Mr Davis’s contention was that the Board had only had a partial success.[11] Its decision to acknowledge Mr Costelloe had acted without proper delegation, and to commence a new investigation, represented significant success for him. Accordingly, Mr Davis should be awarded costs against the Board up to the point where the Board had formally advised the Court of its decision to withdraw the initial charges and to commence a fresh investigation. No weight should be put on the Board’s so-called Calderbank offer.
[11]At [13].
The Judge accepted the position advanced by the Board and granted its application for scale costs in the sum of $18,878 plus disbursements.[12]
[12]At [40]–[41].
Before us, and as regards Mr Davis’s challenge to the Judge’s cost decision, each of Mr Davis and the Board repeated the contentions they had relied on in the High Court.
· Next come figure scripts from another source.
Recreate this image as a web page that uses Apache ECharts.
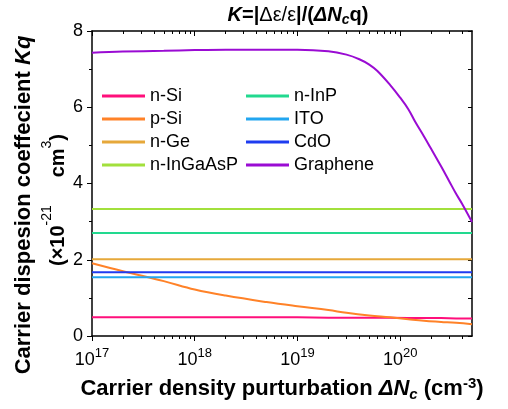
<!DOCTYPE html>
<html>
<head>
<meta charset="utf-8">
<script src="https://cdn.jsdelivr.net/npm/echarts@6/dist/echarts.min.js"></script>
<style>
  html, body { margin: 0; padding: 0; background: #fff; }
  #main { width: 508px; height: 409px; }
</style>
</head>
<body>
<div id="main"></div>
<script>
// carrier density (cm^-3) samples
const density = [1e17, 2e17, 5e17, 1e18, 2e18, 5e18, 1e19, 2e19, 3e19, 5e19, 8e19, 1.2e20, 1.7e20, 2.5e20, 3.5e20, 5e20];
const pSi = [1.91, 1.70, 1.44, 1.22, 1.06, 0.89, 0.78, 0.68, 0.61, 0.54, 0.49, 0.44, 0.40, 0.37, 0.345, 0.31];
const nSi = [0.49, 0.49, 0.49, 0.49, 0.49, 0.49, 0.49, 0.48, 0.48, 0.48, 0.48, 0.47, 0.47, 0.47, 0.46, 0.46];
// graphene needs more samples in the roll-off
const grapheneDensity = [1e17, 2e17, 5e17, 1e18, 2e18, 5e18, 1e19, 2e19, 3e19, 4e19, 5e19, 6e19, 8e19, 1e20, 1.2e20, 1.4e20, 1.7e20, 2e20, 2.5e20, 3e20, 3.5e20, 4e20, 5e20];
const graphene = [7.43, 7.46, 7.48, 7.50, 7.51, 7.51, 7.51, 7.47, 7.38, 7.26, 7.12, 6.95, 6.58, 6.25, 5.95, 5.62, 5.24, 4.91, 4.45, 4.06, 3.73, 3.47, 2.99];
// flat lines: value at both ends
const ends = [1e17, 5e20];
const nGe = [2.01, 2.01];
const nInGaAsP = [3.33, 3.33];
const nInP = [2.70, 2.70];
const ito = [1.54, 1.54];
const cdo = [1.67, 1.67];

const majorTicks = [1e17, 1e18, 1e19, 1e20];
const minorTicks = [];
majorTicks.forEach(function (d) {
  for (let k = 2; k <= 9; k++) {
    if (k * d <= 5e20) minorTicks.push(k * d);
  }
});

const FONT = '"Liberation Sans", Arial, sans-serif';

function pairs(xs, ys) {
  return xs.map(function (x, i) { return [x, ys[i]]; });
}

const chart = echarts.init(document.getElementById('main'), null, { renderer: 'canvas' });

function line(name, color, xs, ys, smooth) {
  return {
    name: name,
    type: 'line',
    data: pairs(xs, ys),
    smooth: smooth ? 0.4 : false,
    showSymbol: false,
    symbol: 'none',
    lineStyle: { color: color, width: 2 },
    itemStyle: { color: color },
    xAxisIndex: 0,
    yAxisIndex: 0
  };
}

function logAxis(pos, ticks, len, inside, extra) {
  return Object.assign({
    type: 'log',
    logBase: 10,
    position: pos,
    min: 1e17,
    max: 5e20,
    splitLine: { show: false },
    axisLine: { show: true, lineStyle: { color: '#000', width: 1.5 } },
    axisTick: { show: true, inside: inside, length: len, customValues: ticks, lineStyle: { color: '#000', width: 1 } },
    axisLabel: { show: false }
  }, extra || {});
}

const legendText = { fontFamily: FONT, fontSize: 18, color: '#000' };

const option = {
  animation: false,
  backgroundColor: '#fff',
  grid: { left: 92, right: 36, top: 31, bottom: 73 },
  legend: [
    {
      data: ['n-Si', 'p-Si', 'n-Ge', 'n-InGaAsP'],
      orient: 'vertical', left: 97, top: 82, itemGap: 5,
      itemWidth: 43, itemHeight: 3, icon: 'rect',
      textStyle: legendText
    },
    {
      data: ['n-InP', 'ITO', 'CdO', 'Graphene'],
      orient: 'vertical', left: 241, top: 82, itemGap: 5,
      itemWidth: 43, itemHeight: 3, icon: 'rect',
      textStyle: legendText
    }
  ],
  xAxis: [
    logAxis('bottom', majorTicks, 5, false, {
      axisLabel: {
        show: true,
        customValues: majorTicks,
        margin: 11,
        fontFamily: FONT,
        fontSize: 18,
        color: '#000',
        formatter: function (v) {
          return '{b|10}{sup|' + Math.round(Math.log10(v)) + '}';
        },
        rich: {
          b: { fontFamily: FONT, fontSize: 18, color: '#000', lineHeight: 22, verticalAlign: 'bottom' },
          sup: { fontFamily: FONT, fontSize: 13, color: '#000', lineHeight: 12, verticalAlign: 'top' }
        }
      },
      name: '{b|Carrier density purturbation }{i|ΔN}{sub|c}{b| (cm}{sup|-3}{b|)}',
      nameLocation: 'middle',
      nameGap: 40,
      nameTextStyle: {
        rich: {
          b: { fontFamily: FONT, fontSize: 22, fontWeight: 'bold', color: '#000', lineHeight: 26, verticalAlign: 'middle' },
          i: { fontFamily: FONT, fontSize: 22, fontWeight: 'bold', fontStyle: 'italic', color: '#000', lineHeight: 26, verticalAlign: 'middle' },
          sub: { fontFamily: FONT, fontSize: 15, fontWeight: 'bold', fontStyle: 'italic', color: '#000', lineHeight: 12, verticalAlign: 'bottom' },
          sup: { fontFamily: FONT, fontSize: 15, fontWeight: 'bold', color: '#000', lineHeight: 12, verticalAlign: 'top' }
        }
      }
    }),
    logAxis('bottom', minorTicks, 3, false, { axisLine: { show: false } }),
    logAxis('top', majorTicks, 5, true),
    logAxis('top', minorTicks, 3, true, { axisLine: { show: false } })
  ],
  yAxis: [
    {
      type: 'value',
      position: 'left',
      min: 0, max: 8, interval: 2,
      splitLine: { show: false },
      axisLine: { show: true, lineStyle: { color: '#000', width: 1.5 } },
      axisTick: { show: true, length: 5, lineStyle: { color: '#000' } },
      minorTick: { show: true, splitNumber: 2, length: 3, lineStyle: { color: '#000' } },
      axisLabel: { fontFamily: FONT, fontSize: 18, color: '#000', margin: 9 }
    },
    {
      type: 'value',
      position: 'right',
      min: 0, max: 8, interval: 1,
      splitLine: { show: false },
      axisLine: { show: true, lineStyle: { color: '#000', width: 1.5 } },
      axisTick: { show: true, inside: true, length: 4, lineStyle: { color: '#000' } },
      axisLabel: { show: false }
    }
  ],
  graphic: [
    {
      type: 'text',
      x: 298, y: 15,
      style: {
        text: '{bi|K}{b|=|}{n|Δε/ε}{b||/(}{bi|ΔN}{sub|c}{b|q)}',
        align: 'center', verticalAlign: 'middle',
        rich: {
          b: { fontFamily: FONT, fontSize: 20, fontWeight: 'bold', fill: '#000', lineHeight: 24, verticalAlign: 'middle' },
          bi: { fontFamily: FONT, fontSize: 20, fontWeight: 'bold', fontStyle: 'italic', fill: '#000', lineHeight: 24, verticalAlign: 'middle' },
          n: { fontFamily: FONT, fontSize: 20, fill: '#000', lineHeight: 24, verticalAlign: 'middle' },
          sub: { fontFamily: FONT, fontSize: 14, fontWeight: 'bold', fontStyle: 'italic', fill: '#000', lineHeight: 10, verticalAlign: 'bottom' }
        }
      }
    },
    {
      type: 'text',
      x: 24, y: 205,
      rotation: Math.PI / 2,
      style: {
        text: '{b|Carrier dispesion coeffecient }{bi|Kq}',
        align: 'center', verticalAlign: 'middle',
        rich: {
          b: { fontFamily: FONT, fontSize: 22, fontWeight: 'bold', fill: '#000' },
          bi: { fontFamily: FONT, fontSize: 22, fontWeight: 'bold', fontStyle: 'italic', fill: '#000' }
        }
      }
    },
    {
      type: 'text',
      x: 54, y: 200,
      rotation: Math.PI / 2,
      style: {
        text: '{b|(×10}{sup|-21}{b|     cm}{sup|3}{b|)}',
        align: 'center', verticalAlign: 'middle',
        rich: {
          b: { fontFamily: FONT, fontSize: 20, fontWeight: 'bold', fill: '#000', lineHeight: 28, verticalAlign: 'bottom' },
          sup: { fontFamily: FONT, fontSize: 14, fill: '#000', lineHeight: 12, verticalAlign: 'top' }
        }
      }
    }
  ],
  series: [
    line('n-Si', '#ff0f7b', density, nSi, false),
    line('p-Si', '#ff8228', density, pSi, true),
    line('n-Ge', '#e6a83a', ends, nGe, false),
    line('n-InGaAsP', '#a2e03c', ends, nInGaAsP, false),
    line('n-InP', '#22d98f', ends, nInP, false),
    line('ITO', '#22a6f0', ends, ito, false),
    line('CdO', '#1e3cf0', ends, cdo, false),
    line('Graphene', '#9a0bd3', grapheneDensity, graphene, true)
  ]
};

chart.setOption(option);
</script>
</body>
</html>
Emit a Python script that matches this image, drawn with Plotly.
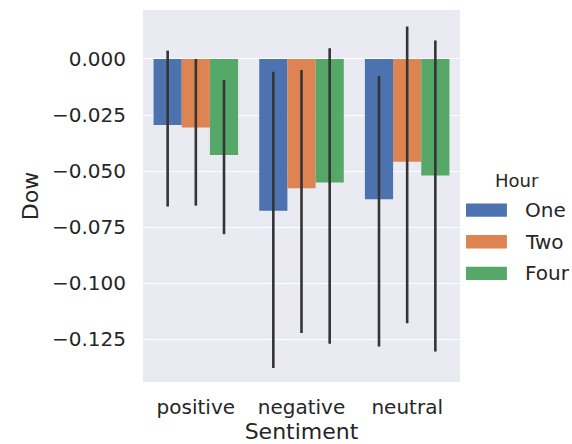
import plotly.graph_objects as go

# Mean Dow change per sentiment class, split by hour, with bootstrap CI bounds
sentiments = ["positive", "negative", "neutral"]
hours = ["One", "Two", "Four"]
means = {
    "One":  [-0.0294, -0.0677, -0.0625],
    "Two":  [-0.0306, -0.0576, -0.0458],
    "Four": [-0.0428, -0.0551, -0.0520],
}
ci_low = {
    "One":  [-0.0658, -0.1378, -0.1282],
    "Two":  [-0.0654, -0.1222, -0.1178],
    "Four": [-0.0781, -0.1270, -0.1304],
}
ci_high = {
    "One":  [0.0037, -0.0057, -0.0076],
    "Two":  [0.0000, -0.0049, 0.0144],
    "Four": [-0.0094, 0.0048, 0.0082],
}
y_ticks = [0.0, -0.025, -0.05, -0.075, -0.1, -0.125]

palette = {"One": "#4C72B0", "Two": "#DD8452", "Four": "#55A868"}
font_family = "DejaVu Sans, Liberation Sans, sans-serif"
text_color = "#262626"

fig = go.Figure()
for h in hours:
    plus = [hi - m for hi, m in zip(ci_high[h], means[h])]
    minus = [m - lo for m, lo in zip(means[h], ci_low[h])]
    fig.add_trace(go.Bar(
        name=h, x=sentiments, y=means[h],
        marker=dict(color=palette[h], line=dict(width=0)),
        error_y=dict(type="data", symmetric=False, array=plus, arrayminus=minus,
                     color="#353535", thickness=2.6, width=0),
        showlegend=False,
    ))

# Legend drawn as colour swatches with labels to the right of the plot
fig.add_annotation(text="Hour", x=1.18, y=0.543, xref="paper", yref="paper",
                   xanchor="center", yanchor="middle", showarrow=False,
                   font=dict(size=18, color=text_color, family=font_family))
leg_y = [0.462, 0.377, 0.292]
for h, yy in zip(hours, leg_y):
    fig.add_shape(type="rect", xref="paper", yref="paper",
                  x0=1.019, x1=1.148, y0=yy - 0.018, y1=yy + 0.018,
                  fillcolor=palette[h], line=dict(width=0))
    fig.add_annotation(text=h, x=1.2, y=yy, xref="paper", yref="paper",
                       xanchor="left", yanchor="middle", showarrow=False,
                       font=dict(size=20, color=text_color, family=font_family))

fig.update_layout(
    width=572, height=444,
    margin=dict(l=143, r=112, t=10, b=62),
    paper_bgcolor="white", plot_bgcolor="#EAEAF2",
    barmode="group", bargap=0.2, bargroupgap=0,
    font=dict(family=font_family, size=20, color=text_color),
)
fig.update_xaxes(
    type="category", range=[-0.5, 2.5], showgrid=False, zeroline=False,
    ticks="", tickfont=dict(size=20), ticklabelstandoff=11, automargin=False,
    title=dict(text="Sentiment", font=dict(size=22), standoff=0),
)
fig.update_yaxes(
    range=[-0.144, 0.0218], tickvals=y_ticks, tickformat=".3f",
    showgrid=True, gridcolor="white", gridwidth=1, zeroline=False,
    ticks="", tickfont=dict(size=20), ticklabelstandoff=16, automargin=False,
    title=dict(text="Dow", font=dict(size=22), standoff=7),
)

fig.write_html("out.html")
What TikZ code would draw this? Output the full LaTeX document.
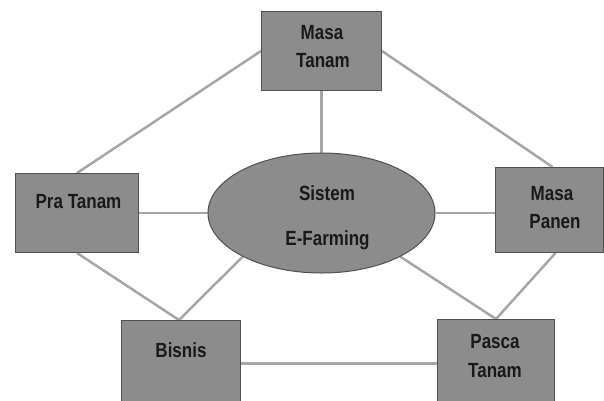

We are satisfied the Judge was correct when she rejected Mr Davis’s claim of partial success in the judicial review proceeding. As the Judge reasoned, and quite distinct from the position Mallon J analysed in the McGuire v Wellington Standards Committee (No 1) decision,[13] the outcome of the judicial review proceeding here does not represent any success on the legal points that were not adjudicated on. Furthermore, as the Board’s actual costs did not exceed its 2B entitlement, we need not consider the significance of the Board’s settlement offer in these disciplinary proceedings.
[13]McGuire v Wellington Standards Committee (No 1) [2015] NZHC 448.
We make one final observation. This relatively straight forward, and now aged matter, has already absorbed what are — by any assessment — considerable legal expenses. Albeit without admitting any fault, Mr Davis attended to the necessary repairs. The individual consumer has been satisfied. Given the passage of time, it is difficult to see any great broader significance in the matter complained of. Any issues that may remain must, we suggest, be capable of resolution without further material expense.
Result
The appeals against the judicial review and the costs decisions are dismissed.
The appellant must pay the respondent costs for a standard appeal on a band A basis and usual disbursements.